Prospects for producing 1 bn tn of coal by 2025-26 have improved with announcement of a spend of Rs 50,000 crore
When the Union government announced in May an investment of Rs 50,000 crore to upgrade coal evacuation infrastructure in the country, it was acknowledging the anomaly of India meeting one-fourth of its consumption needs through imports despite having the fourth largest coal reserves in the world. As Prime Minister Narendra Modi found out during a review meeting for the sector last month, as much as 290 MT of coal could not be produced due to lack of evacuation infrastructure in the country – imports of coal stood at 243 MT in the last fiscal.

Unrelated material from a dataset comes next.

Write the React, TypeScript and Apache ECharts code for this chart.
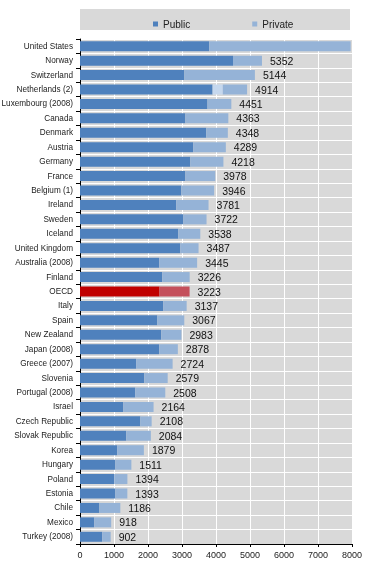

The move to create better evacuation infrastructure is part of the government’s target of producing 1 billion tonne of coal by 2025-26 – 729 MT was produced in FY20. In fact, the 1-bn-tn target was to be reached by 2020 and was pushed back only because of lack of infrastructure to evacuate such a quantity of the mineral. As is known, coal cannot be stocked at pitheads in large volumes owing to the fire hazard.
While the overall spend of Rs 50,000 crore would go into the development of coal handling plants, ports and strengthening of the transportation chain, building of conveyor belts and merry-go-round facilities which carry at least 21% of the mined coal directly from pitheads to power plants is a vital component of the agenda. Building rapid loading systems, developing siding connectivity, linking silos to railheads and creating rail links for coastal shipping constitute other heads of investment. “The proposed investments will include Rs 18,000 crore worth of investments in mechanised transfer of coal (conveyor belts) from mines to railway sidings,” Finance Minister Nirmala Sitharaman announced last month.
Seeking to bring down the share of roadways in coal transport to 18% given the costs and environmental concerns, as much as 60% of coal, the coal ministry has proposed, would be transported through rail infrastructure. The recent operationalisation of the 44-km-long Kharsia-Korichapar rail link in Chhattisgarh is an important development in this connection. A part of the proposed 136-km-long East Rail Corridor – Kharsia-Korichapar- Dharamjaygarh-Korba – the new link has enabled evacuation of coal from the Mand-Raigarh and Korba fields of the South Eastern Coalfields Ltd (SECL), Coal India Ltd’s (CIL’s) largest coal producing subsidiary. Of the targetted annual production of 1 billion tonne by 2025-26, SECL is expected to contribute 262 MT (26%), with commercial mining, which has been permitted by the government, accounting for another 250 MT.
The Chhattisgarh East Railway Ltd (CERL), a special purpose vehicle set up by the SECL, Chhattisgarh government and IRCON International Ltd, is developing the East Rail Corridor at an estimated cost of Rs 3,055 crore. While SECL holds a 64% stake in this tri-partite SPV, the Chhattisgarh government and IRCON have 10% and 26% stake, respectively. Synergy between the SPV players allowed the Kharsia-Korichapar line to be made operational in record time. The next leg of the corridor, the 30-km stretch between Korichapar and Dharamjaygarh, is likely to be ready by the end of this year. The corridor would be complete once the final stretch connecting Dharamjaygarh to Korba, a distance of 62 km, is made operational.
With the Kharsia-Korichapar link, which will boost supplies to power stations in Maharashtra and Gujarat, all the three important rail links the CIL had been pushing for – Jharsuguda-Sardega under the Mahanadi Coalfields Ltd in Odisha, and Tori-Shivpur under the Central Coalfields Ltd in Jharkhand being the other two – have materialised. These would allow evacuation of coal from fields with large reserves, playing an important part in CIL raising its output in the future.